DAYTONA BEACH, Fla. — Drivers and teams have spent the past couple of weeks trying to learn about the new NASCAR charter system. Not only do they need to know the financial details to do budgets, they need to learn how to restructure drivers so they get paid similar to what their contracts had called for under the old system.
In the past, the entry blank had the purse based on where a driver finished, plus contingency awards and the formula for “plan money” if a team had won in previous years.
The new system is a little different. According to NASCAR chief operating officer Brent Dewar, there is a fixed portion of the purse that goes to charter teams, as well as another portion of the purse that goes to charter teams that is based on a three-year performance scale, where the past year gets the most weight and the season three years ago gets the least.

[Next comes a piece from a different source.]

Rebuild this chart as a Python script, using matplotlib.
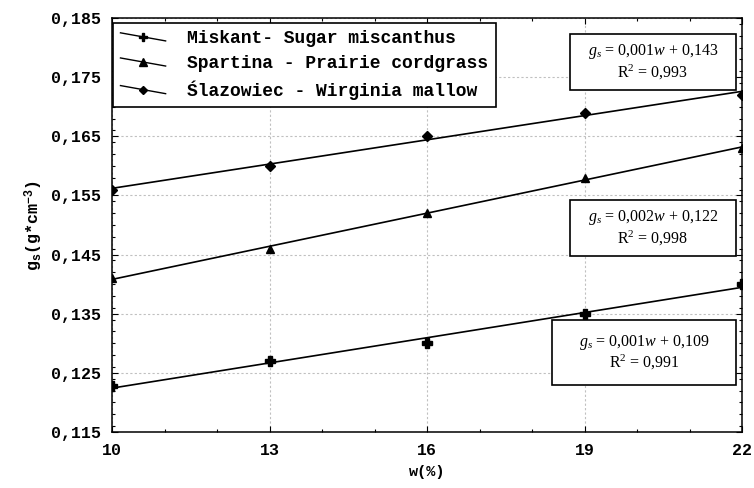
import numpy as np
import matplotlib
matplotlib.use("Agg")
import matplotlib.pyplot as plt
from matplotlib.legend_handler import HandlerLine2D
from matplotlib.patches import Rectangle
from matplotlib.ticker import FixedLocator, MultipleLocator, FuncFormatter

plt.rcParams['mathtext.fontset'] = 'custom'
plt.rcParams['mathtext.rm'] = 'Liberation Serif'
plt.rcParams['mathtext.it'] = 'Liberation Serif:italic'
plt.rcParams['mathtext.bf'] = 'Liberation Mono:bold'

# ---- data ----
w_values = [10, 13, 16, 19, 22]
miskant = [0.1227, 0.127, 0.130, 0.135, 0.140]
spartina = [0.141, 0.146, 0.152, 0.158, 0.163]
slazowiec = [0.156, 0.160, 0.165, 0.169, 0.172]
series_names = ["Miskant- Sugar miscanthus",
                "Spartina - Prairie cordgrass",
                "Ślazowiec - Wirginia mallow"]
eq_labels = [r"$g_s$ = 0,001$w$ + 0,143" + "\n" + r"R$^{\mathrm{2}}$ = 0,993",
             r"$g_s$ = 0,002$w$ + 0,122" + "\n" + r"R$^{\mathrm{2}}$ = 0,998",
             r"$g_s$ = 0,001$w$ + 0,109" + "\n" + r"R$^{\mathrm{2}}$ = 0,991"]
x_ticks = [10, 13, 16, 19, 22]
y_ticks = [0.115, 0.125, 0.135, 0.145, 0.155, 0.165, 0.175, 0.185]

MONO = 'Liberation Mono'
SERIF = 'Liberation Serif'

fig = plt.figure(figsize=(7.54, 4.88), dpi=100)
W, H = 754, 488
L, R, T, B = 112, 742, 18, 432
ax = fig.add_axes([L / W, 1 - B / H, (R - L) / W, (B - T) / H])

x = np.array(w_values, dtype=float)
xx = np.array([x.min(), x.max()])
handles = []
for ys, mk, ms, name in [(miskant, 'P', 7.5, series_names[0]),
                         (spartina, '^', 6, series_names[1]),
                         (slazowiec, 'D', 5, series_names[2])]:
    ys = np.array(ys)
    k, b = np.polyfit(x, ys, 1)
    ax.plot(xx, k * xx + b, color='black', lw=1.2, zorder=3)
    ax.plot(x, ys, linestyle='none', marker=mk, ms=ms, color='black', zorder=4)
    h, = ax.plot([], [], color='black', lw=1.0, marker=mk, ms=ms * 0.85, label=name)
    handles.append(h)

ax.set_xlim(10, 22)
ax.set_ylim(0.115, 0.185)
ax.xaxis.set_major_locator(FixedLocator(x_ticks))
ax.xaxis.set_minor_locator(MultipleLocator(1))
ax.yaxis.set_major_locator(FixedLocator(y_ticks))
ax.yaxis.set_minor_locator(MultipleLocator(0.002))
ax.yaxis.set_major_formatter(FuncFormatter(lambda v, p: f"{v:.3f}".replace('.', ',')))
ax.xaxis.set_major_formatter(FuncFormatter(lambda v, p: f"{v:.0f}"))

ax.grid(True, which='major', linestyle=(0, (2, 2)), color='#c0c0c0', lw=0.8, zorder=0)
ax.tick_params(which='both', direction='in', top=True, right=True, colors='black',
               width=0.8)
ax.tick_params(which='major', length=4, pad=8)
ax.tick_params(which='minor', length=2.5)
for lab in ax.get_xticklabels() + ax.get_yticklabels():
    lab.set_fontfamily(MONO)
    lab.set_fontweight('bold')
    lab.set_fontsize(12)
for s in ax.spines.values():
    s.set_linewidth(1.1)

ax.set_xlabel("w(%)", fontfamily=MONO, fontweight='bold', fontsize=11, labelpad=5)
ax.set_ylabel(r"g$_{\mathbf{s}}$(g*cm$^{\mathbf{-3}}$)", fontfamily=MONO,
              fontweight='bold', fontsize=12, labelpad=4)


class SlopedHandler(HandlerLine2D):
    def create_artists(self, legend, orig_handle, xdescent, ydescent,
                       width, height, fontsize, trans):
        arts = super().create_artists(legend, orig_handle, xdescent, ydescent,
                                      width, height, fontsize, trans)
        line = arts[0]
        xd = np.asarray(line.get_xdata(), dtype=float)
        y0 = (height - ydescent) / 2
        line.set_ydata(np.linspace(y0 + 0.32 * height, y0 - 0.32 * height, len(xd)))
        return arts


leg = ax.legend(handles=handles, loc='upper left', bbox_to_anchor=(0.002, 0.988),
                prop={'family': MONO, 'weight': 'bold', 'size': 13},
                handler_map={h: SlopedHandler(numpoints=1) for h in handles},
                frameon=True, fancybox=False, edgecolor='black', framealpha=1,
                borderpad=0.4, handlelength=2.5, handletextpad=1.2,
                labelspacing=0.45, borderaxespad=0)
leg.get_frame().set_linewidth(1.2)

# equation boxes (pixel positions converted to axes fraction)
boxes_px = [(570, 736, 34, 90), (570, 736, 200, 256), (552, 736, 320, 385)]
for (x0, x1, y0, y1), txt in zip(boxes_px, eq_labels):
    fx0 = (x0 - L) / (R - L)
    fx1 = (x1 - L) / (R - L)
    fy0 = (B - y1) / (B - T)
    fy1 = (B - y0) / (B - T)
    ax.add_patch(Rectangle((fx0, fy0), fx1 - fx0, fy1 - fy0, transform=ax.transAxes,
                           facecolor='white', edgecolor='black', lw=1.2, zorder=5))
    ax.text((fx0 + fx1) / 2, (fy0 + fy1) / 2, txt, transform=ax.transAxes,
            ha='center', va='center', fontfamily=SERIF, fontsize=11.5,
            multialignment='center', linespacing=1.1, zorder=6)

fig.savefig("out.png", dpi=100)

There is a fixed amount for non-charter teams that is 35 percent per team of what each of the charter teams get. The amount based on where a driver finishes is the same for all drivers regardless of whether the team has a charter, as is year-end performance and bonus money — although where a charter team finishes each race will eventually affect its future “fixed” income based on the three-year performance scale.

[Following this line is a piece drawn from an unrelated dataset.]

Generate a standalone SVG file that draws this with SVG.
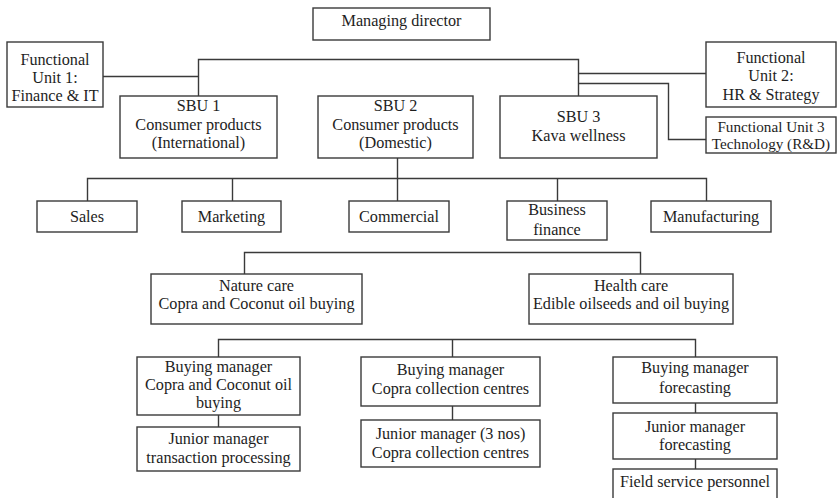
<svg xmlns="http://www.w3.org/2000/svg" width="837" height="498" viewBox="0 0 837 498">
  <style>
    .box { fill: #ffffff; stroke: #3a3a3a; stroke-width: 1.4; }
    .wire { fill: none; stroke: #3a3a3a; stroke-width: 1.4; }
    text { font-family: "Liberation Serif", "DejaVu Serif", serif; font-size: 16.2px; fill: #1e1e1e; text-anchor: middle; }
    .small { font-size: 15.2px; }
  </style>
  <rect width="837" height="498" fill="#ffffff"/>

  <!-- connectors -->
  <g id="connectors">
    <!-- top bus: functional unit 1, SBUs, functional units 2 and 3 -->
    <path class="wire" d="M103,76.5 H198.5"/>
    <path class="wire" d="M198.5,96 V59.5 H578.5 V96"/>
    <path class="wire" d="M578.5,73.5 H706"/>
    <path class="wire" d="M578.5,83.5 H668.5 V139.5 H706"/>
    <!-- SBU 2 departments -->
    <path class="wire" d="M397.5,158 V201"/>
    <path class="wire" d="M87.5,201 V178.5 H706.5 V201"/>
    <path class="wire" d="M232.5,178.5 V201"/>
    <path class="wire" d="M557.5,178.5 V201"/>
    <!-- nature care / health care -->
    <path class="wire" d="M244.5,274 V252.5 H640.5 V274"/>
    <!-- buying managers -->
    <path class="wire" d="M218.5,357 V339.5 H695.5 V357"/>
    <path class="wire" d="M452.5,339.5 V357"/>
    <!-- chains below buying managers -->
    <path class="wire" d="M218.5,415 V427"/>
    <path class="wire" d="M452.5,406 V420"/>
    <path class="wire" d="M695.5,403 V413"/>
    <path class="wire" d="M695.5,459 V469"/>
  </g>

  <g id="managing-director">
    <rect class="box" x="313" y="8" width="177" height="32"/>
    <text x="401.5" y="26">Managing director</text>
  </g>

  <g id="functional-unit-1">
    <rect class="box" x="7" y="42" width="96" height="65"/>
    <text x="55" y="64.5">Functional</text>
    <text x="55" y="82.5">Unit 1:</text>
    <text x="55" y="100.5">Finance &amp; IT</text>
  </g>

  <g id="functional-unit-2">
    <rect class="box" x="706" y="42" width="130" height="65"/>
    <text x="771" y="62.5">Functional</text>
    <text x="771" y="81">Unit 2:</text>
    <text x="771" y="99.5">HR &amp; Strategy</text>
  </g>

  <g id="functional-unit-3">
    <rect class="box" x="706" y="117" width="130" height="36"/>
    <text class="small" x="771" y="131.5">Functional Unit 3</text>
    <text class="small" x="771" y="149">Technology (R&amp;D)</text>
  </g>

  <g id="sbu-1">
    <rect class="box" x="120" y="96" width="157" height="62"/>
    <text x="198.5" y="111">SBU 1</text>
    <text x="198.5" y="129.5">Consumer products</text>
    <text x="198.5" y="148">(International)</text>
  </g>

  <g id="sbu-2">
    <rect class="box" x="318" y="96" width="155" height="62"/>
    <text x="395.5" y="111">SBU 2</text>
    <text x="395.5" y="129.5">Consumer products</text>
    <text x="395.5" y="148">(Domestic)</text>
  </g>

  <g id="sbu-3">
    <rect class="box" x="500" y="96" width="157" height="62"/>
    <text x="578.5" y="122">SBU 3</text>
    <text x="578.5" y="140.5">Kava wellness</text>
  </g>

  <g id="sales">
    <rect class="box" x="37" y="201" width="100" height="31"/>
    <text x="87" y="222">Sales</text>
  </g>

  <g id="marketing">
    <rect class="box" x="182" y="201" width="99" height="31"/>
    <text x="231.5" y="222">Marketing</text>
  </g>

  <g id="commercial">
    <rect class="box" x="349" y="201" width="100" height="31"/>
    <text x="399" y="222">Commercial</text>
  </g>

  <g id="business-finance">
    <rect class="box" x="507" y="201" width="100" height="39"/>
    <text x="557" y="215">Business</text>
    <text x="557" y="234.5">finance</text>
  </g>

  <g id="manufacturing">
    <rect class="box" x="651" y="201" width="120" height="31"/>
    <text x="711" y="222">Manufacturing</text>
  </g>

  <g id="nature-care">
    <rect class="box" x="151" y="274" width="211" height="50"/>
    <text x="256.5" y="291">Nature care</text>
    <text x="256.5" y="309">Copra and Coconut oil buying</text>
  </g>

  <g id="health-care">
    <rect class="box" x="529" y="274" width="204" height="50"/>
    <text x="631" y="291">Health care</text>
    <text x="631" y="309">Edible oilseeds and oil buying</text>
  </g>

  <g id="buying-manager-copra">
    <rect class="box" x="137" y="357" width="163" height="58"/>
    <text x="218.5" y="372">Buying manager</text>
    <text x="218.5" y="390">Copra and Coconut oil</text>
    <text x="218.5" y="408">buying</text>
  </g>

  <g id="junior-manager-transactions">
    <rect class="box" x="137" y="427" width="163" height="44"/>
    <text x="218.5" y="444">Junior manager</text>
    <text x="218.5" y="462.5">transaction processing</text>
  </g>

  <g id="buying-manager-collection">
    <rect class="box" x="361" y="357" width="179" height="49"/>
    <text x="450.5" y="375">Buying manager</text>
    <text x="450.5" y="394">Copra collection centres</text>
  </g>

  <g id="junior-manager-collection">
    <rect class="box" x="361" y="420" width="179" height="47"/>
    <text x="450.5" y="439">Junior manager (3 nos)</text>
    <text x="450.5" y="458">Copra collection centres</text>
  </g>

  <g id="buying-manager-forecasting">
    <rect class="box" x="613" y="357" width="164" height="46"/>
    <text x="695" y="373">Buying manager</text>
    <text x="695" y="392.5">forecasting</text>
  </g>

  <g id="junior-manager-forecasting">
    <rect class="box" x="613" y="413" width="164" height="46"/>
    <text x="695" y="432">Junior manager</text>
    <text x="695" y="450">forecasting</text>
  </g>

  <g id="field-service-personnel">
    <rect class="box" x="613" y="469" width="164" height="40"/>
    <text x="695" y="487">Field service personnel</text>
  </g>
</svg>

If there are fewer than 40 cars, the amount left over for open teams that didn’t participate goes into a pool that will get divided among the three non-charter teams that are highest in owner points.
A team can lose a charter based on performance — if the team finishes among the bottom three charter teams in owner points for three consecutive years. That doesn’t mean NASCAR will definitely take the charter away, but it has the option, Dewar said. The charters first would be offered to current teams. Any proceeds, after an administrative fee, from the charter sold by NASCAR would go into the season-ending points fund, Dewar said. That also would occur if a charter team ends up being financially insolvent and doesn’t show up for a race.

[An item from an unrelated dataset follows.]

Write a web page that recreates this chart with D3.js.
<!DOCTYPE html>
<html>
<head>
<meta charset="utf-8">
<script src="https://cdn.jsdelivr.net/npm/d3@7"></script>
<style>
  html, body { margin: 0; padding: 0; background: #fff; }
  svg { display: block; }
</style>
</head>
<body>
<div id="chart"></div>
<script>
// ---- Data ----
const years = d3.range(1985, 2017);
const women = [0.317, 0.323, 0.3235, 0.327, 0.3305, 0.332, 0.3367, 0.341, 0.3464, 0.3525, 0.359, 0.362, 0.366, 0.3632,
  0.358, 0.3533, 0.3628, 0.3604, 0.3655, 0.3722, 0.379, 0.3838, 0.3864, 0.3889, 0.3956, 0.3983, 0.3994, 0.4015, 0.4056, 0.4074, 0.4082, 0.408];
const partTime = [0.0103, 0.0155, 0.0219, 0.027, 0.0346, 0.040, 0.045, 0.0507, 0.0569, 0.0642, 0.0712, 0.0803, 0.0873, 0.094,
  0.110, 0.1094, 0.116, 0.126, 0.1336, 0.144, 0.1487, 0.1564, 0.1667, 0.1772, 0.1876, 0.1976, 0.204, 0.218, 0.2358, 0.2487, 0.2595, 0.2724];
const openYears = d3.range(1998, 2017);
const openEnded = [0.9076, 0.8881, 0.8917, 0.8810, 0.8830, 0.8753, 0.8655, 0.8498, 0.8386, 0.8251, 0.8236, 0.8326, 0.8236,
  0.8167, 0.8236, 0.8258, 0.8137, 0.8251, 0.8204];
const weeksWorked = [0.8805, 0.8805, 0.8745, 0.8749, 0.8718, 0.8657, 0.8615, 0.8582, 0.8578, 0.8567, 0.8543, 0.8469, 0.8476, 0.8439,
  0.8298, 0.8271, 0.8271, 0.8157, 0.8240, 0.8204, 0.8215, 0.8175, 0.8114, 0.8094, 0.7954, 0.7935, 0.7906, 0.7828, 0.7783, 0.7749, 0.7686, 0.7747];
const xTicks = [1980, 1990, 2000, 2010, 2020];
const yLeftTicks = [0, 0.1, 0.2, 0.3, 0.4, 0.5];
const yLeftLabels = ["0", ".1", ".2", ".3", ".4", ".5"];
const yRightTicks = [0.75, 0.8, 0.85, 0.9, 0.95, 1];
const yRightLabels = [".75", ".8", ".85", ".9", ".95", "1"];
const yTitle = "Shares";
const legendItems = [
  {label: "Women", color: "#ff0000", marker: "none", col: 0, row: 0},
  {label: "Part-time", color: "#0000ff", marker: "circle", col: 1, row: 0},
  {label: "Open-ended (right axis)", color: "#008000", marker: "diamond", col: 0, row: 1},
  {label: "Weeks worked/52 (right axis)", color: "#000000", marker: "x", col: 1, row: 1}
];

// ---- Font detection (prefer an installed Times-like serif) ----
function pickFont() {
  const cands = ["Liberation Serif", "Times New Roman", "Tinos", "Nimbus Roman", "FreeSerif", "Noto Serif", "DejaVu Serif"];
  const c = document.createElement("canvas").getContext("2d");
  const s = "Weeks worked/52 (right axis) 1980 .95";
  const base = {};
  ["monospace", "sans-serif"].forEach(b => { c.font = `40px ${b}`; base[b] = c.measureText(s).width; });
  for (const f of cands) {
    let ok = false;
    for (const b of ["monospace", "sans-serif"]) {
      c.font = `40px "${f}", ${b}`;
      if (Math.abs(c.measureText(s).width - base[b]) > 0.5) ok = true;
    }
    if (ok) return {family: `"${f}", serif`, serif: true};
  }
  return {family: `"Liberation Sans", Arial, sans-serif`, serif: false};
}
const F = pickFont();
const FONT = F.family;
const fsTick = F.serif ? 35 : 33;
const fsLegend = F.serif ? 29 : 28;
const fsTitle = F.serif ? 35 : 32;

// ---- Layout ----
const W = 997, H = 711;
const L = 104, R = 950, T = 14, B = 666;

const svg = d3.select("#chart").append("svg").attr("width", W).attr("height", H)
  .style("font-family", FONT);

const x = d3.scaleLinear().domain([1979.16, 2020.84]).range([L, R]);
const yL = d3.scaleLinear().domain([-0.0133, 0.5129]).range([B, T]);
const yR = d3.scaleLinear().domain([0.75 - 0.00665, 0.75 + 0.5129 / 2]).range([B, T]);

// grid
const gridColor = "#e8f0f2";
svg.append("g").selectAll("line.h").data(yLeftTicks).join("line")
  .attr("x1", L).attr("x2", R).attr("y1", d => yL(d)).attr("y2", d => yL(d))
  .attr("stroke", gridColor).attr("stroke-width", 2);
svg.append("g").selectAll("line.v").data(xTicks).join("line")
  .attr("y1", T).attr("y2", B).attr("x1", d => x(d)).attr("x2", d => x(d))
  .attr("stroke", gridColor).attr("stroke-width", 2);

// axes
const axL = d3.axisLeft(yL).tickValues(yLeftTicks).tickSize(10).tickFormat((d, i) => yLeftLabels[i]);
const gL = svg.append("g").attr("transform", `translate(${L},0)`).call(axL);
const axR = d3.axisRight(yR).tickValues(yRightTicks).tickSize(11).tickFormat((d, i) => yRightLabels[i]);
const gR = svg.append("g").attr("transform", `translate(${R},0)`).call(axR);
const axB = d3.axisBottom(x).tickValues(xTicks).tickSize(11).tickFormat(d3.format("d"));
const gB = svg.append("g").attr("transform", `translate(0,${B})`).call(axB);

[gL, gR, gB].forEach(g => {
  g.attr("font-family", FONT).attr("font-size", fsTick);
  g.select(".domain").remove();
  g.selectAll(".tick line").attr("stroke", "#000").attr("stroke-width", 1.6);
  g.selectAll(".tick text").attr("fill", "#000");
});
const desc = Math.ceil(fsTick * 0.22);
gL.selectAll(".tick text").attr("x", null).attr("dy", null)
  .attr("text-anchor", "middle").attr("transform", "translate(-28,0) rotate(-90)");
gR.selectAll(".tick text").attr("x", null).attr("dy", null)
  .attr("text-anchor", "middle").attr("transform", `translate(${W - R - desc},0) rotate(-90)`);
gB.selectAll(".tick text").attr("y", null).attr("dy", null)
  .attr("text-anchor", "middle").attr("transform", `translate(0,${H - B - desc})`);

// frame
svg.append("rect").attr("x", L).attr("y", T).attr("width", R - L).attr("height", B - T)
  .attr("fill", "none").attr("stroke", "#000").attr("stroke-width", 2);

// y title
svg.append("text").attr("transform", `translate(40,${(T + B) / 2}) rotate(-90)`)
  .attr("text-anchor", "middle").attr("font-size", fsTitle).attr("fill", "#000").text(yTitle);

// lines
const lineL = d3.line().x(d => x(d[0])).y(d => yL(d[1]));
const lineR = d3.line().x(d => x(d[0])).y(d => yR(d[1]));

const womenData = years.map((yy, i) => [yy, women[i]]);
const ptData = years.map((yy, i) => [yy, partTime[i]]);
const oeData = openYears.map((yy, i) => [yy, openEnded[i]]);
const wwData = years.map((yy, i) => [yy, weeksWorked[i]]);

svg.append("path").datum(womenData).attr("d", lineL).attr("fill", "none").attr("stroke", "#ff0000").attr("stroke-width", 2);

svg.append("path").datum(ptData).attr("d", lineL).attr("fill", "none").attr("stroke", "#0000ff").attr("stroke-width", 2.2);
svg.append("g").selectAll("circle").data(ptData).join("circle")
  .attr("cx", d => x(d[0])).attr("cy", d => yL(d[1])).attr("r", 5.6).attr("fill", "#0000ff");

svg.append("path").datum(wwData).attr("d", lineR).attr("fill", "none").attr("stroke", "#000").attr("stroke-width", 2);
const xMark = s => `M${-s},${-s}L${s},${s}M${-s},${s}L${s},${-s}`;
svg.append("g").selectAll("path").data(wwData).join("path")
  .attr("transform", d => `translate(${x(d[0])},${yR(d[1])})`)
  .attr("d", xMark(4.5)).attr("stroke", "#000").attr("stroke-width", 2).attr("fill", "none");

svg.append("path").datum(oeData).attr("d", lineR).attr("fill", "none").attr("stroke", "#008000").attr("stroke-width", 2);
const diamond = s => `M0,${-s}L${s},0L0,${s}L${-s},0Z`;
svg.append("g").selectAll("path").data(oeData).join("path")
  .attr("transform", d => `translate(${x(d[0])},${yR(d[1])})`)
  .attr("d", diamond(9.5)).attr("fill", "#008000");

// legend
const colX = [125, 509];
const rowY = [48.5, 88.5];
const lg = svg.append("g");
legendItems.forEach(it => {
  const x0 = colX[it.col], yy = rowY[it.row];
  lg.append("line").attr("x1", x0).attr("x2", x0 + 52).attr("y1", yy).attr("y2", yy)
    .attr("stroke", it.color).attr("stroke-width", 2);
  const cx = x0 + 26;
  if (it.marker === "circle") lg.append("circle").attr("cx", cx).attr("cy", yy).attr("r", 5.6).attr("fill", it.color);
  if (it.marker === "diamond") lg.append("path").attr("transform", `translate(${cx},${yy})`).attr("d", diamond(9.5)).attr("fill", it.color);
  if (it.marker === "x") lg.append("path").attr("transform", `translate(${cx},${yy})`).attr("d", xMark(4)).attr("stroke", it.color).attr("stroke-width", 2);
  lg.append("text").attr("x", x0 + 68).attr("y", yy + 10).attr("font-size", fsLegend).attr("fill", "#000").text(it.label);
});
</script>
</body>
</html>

The total amount of money in the pool will go up each year, Dewar said. (The television money increases by 3 to 4 percent a year.) The points fund would depend on how much is contributed by the new series sponsor in 2017.
“Everything is slated for better performance,” Dewar said. “There is a slope to every piece of the curve with the exception of the fixed, whether you’re a fixed open or a fixed charter. … The charter system is designed to create stability, but three of the four elements are performance-based.”
Along with all this, NASCAR doesn’t plan to release how much a driver makes in the race report each week, even in the Xfinity and Truck series that have more traditional purse allotments. Dewar said the money has always gone to the team, and the teams have always been the ones to pay the drivers whatever they negotiated as far as the portion of the purse.
For the drivers, though, they were used to seeing that amount — either in an entry blank (which no longer lists purse money by order of finish for Sprint Cup) or in the race report — and having a good idea of how much they should be paid per event. Now that the charter teams will get their money more on an annual basis, the driver contracts have to be reworked.
“I’ve got to tread lightly in what I say, but I think everyone would have to have something redone within their contract, legally,” Joe Gibbs Racing driver Denny Hamlin said. “There’s been some verbiage and stuff that has changed essentially how the drivers get paid the purse. … It’s up to the individual driver and owner to work out those details.”
Most drivers have agents who handle those negotiations and have been busy the past week reworking deals. JGR’s Carl Edwards is among those who doesn’t.
“I’ve been working real close with them on all that stuff and it’s basically a non-event,” he said.
All the drivers, for now, seem confident their owners will work in good faith. If not, it wouldn’t be surprising to see the drivers unite even closer than before.
The current season’s Sprint Cup drivers council includes three newcomers — Jimmie Johnson, Kyle Busch and Brad Keselowski — joining Hamlin, Joey Logano, Dale Earnhardt Jr., Tony Stewart, Kevin Harvick and Kyle Larson. Dewar has met with at least some of the members and said the teams were given a sheet to help understand how to compute new performance-based contract clauses.
“Everybody knew there was going to be some contractual stuff that we had to work through,” said Harvick, who drives for Stewart-Haas Racing. “For me, I wanted it to happen as openly and as quick as possible because I didn’t want it to linger and have things be brought up that really didn’t need to be brought up and cause tension between teams.
“That was my ultimate goal. I’m not going to sit around and pinch pennies just because of the fact I think I’m being treated unfairly. I want to just be treated fairly. That was really all that I was looking for. I felt like our team did that.”
Until then, the drivers aren’t using the media to plead their case.
“I’m not in a big rush to address it,” said Danica Patrick, another SHR driver. “I’m sure that my team has been nothing but fair for years, so we’ll work it out.”
If it seems the drivers have a lot of trust in their owners, they do.
“What else can I do but trust?” Keselowski, of Team Penske, said. “It’s my only option.”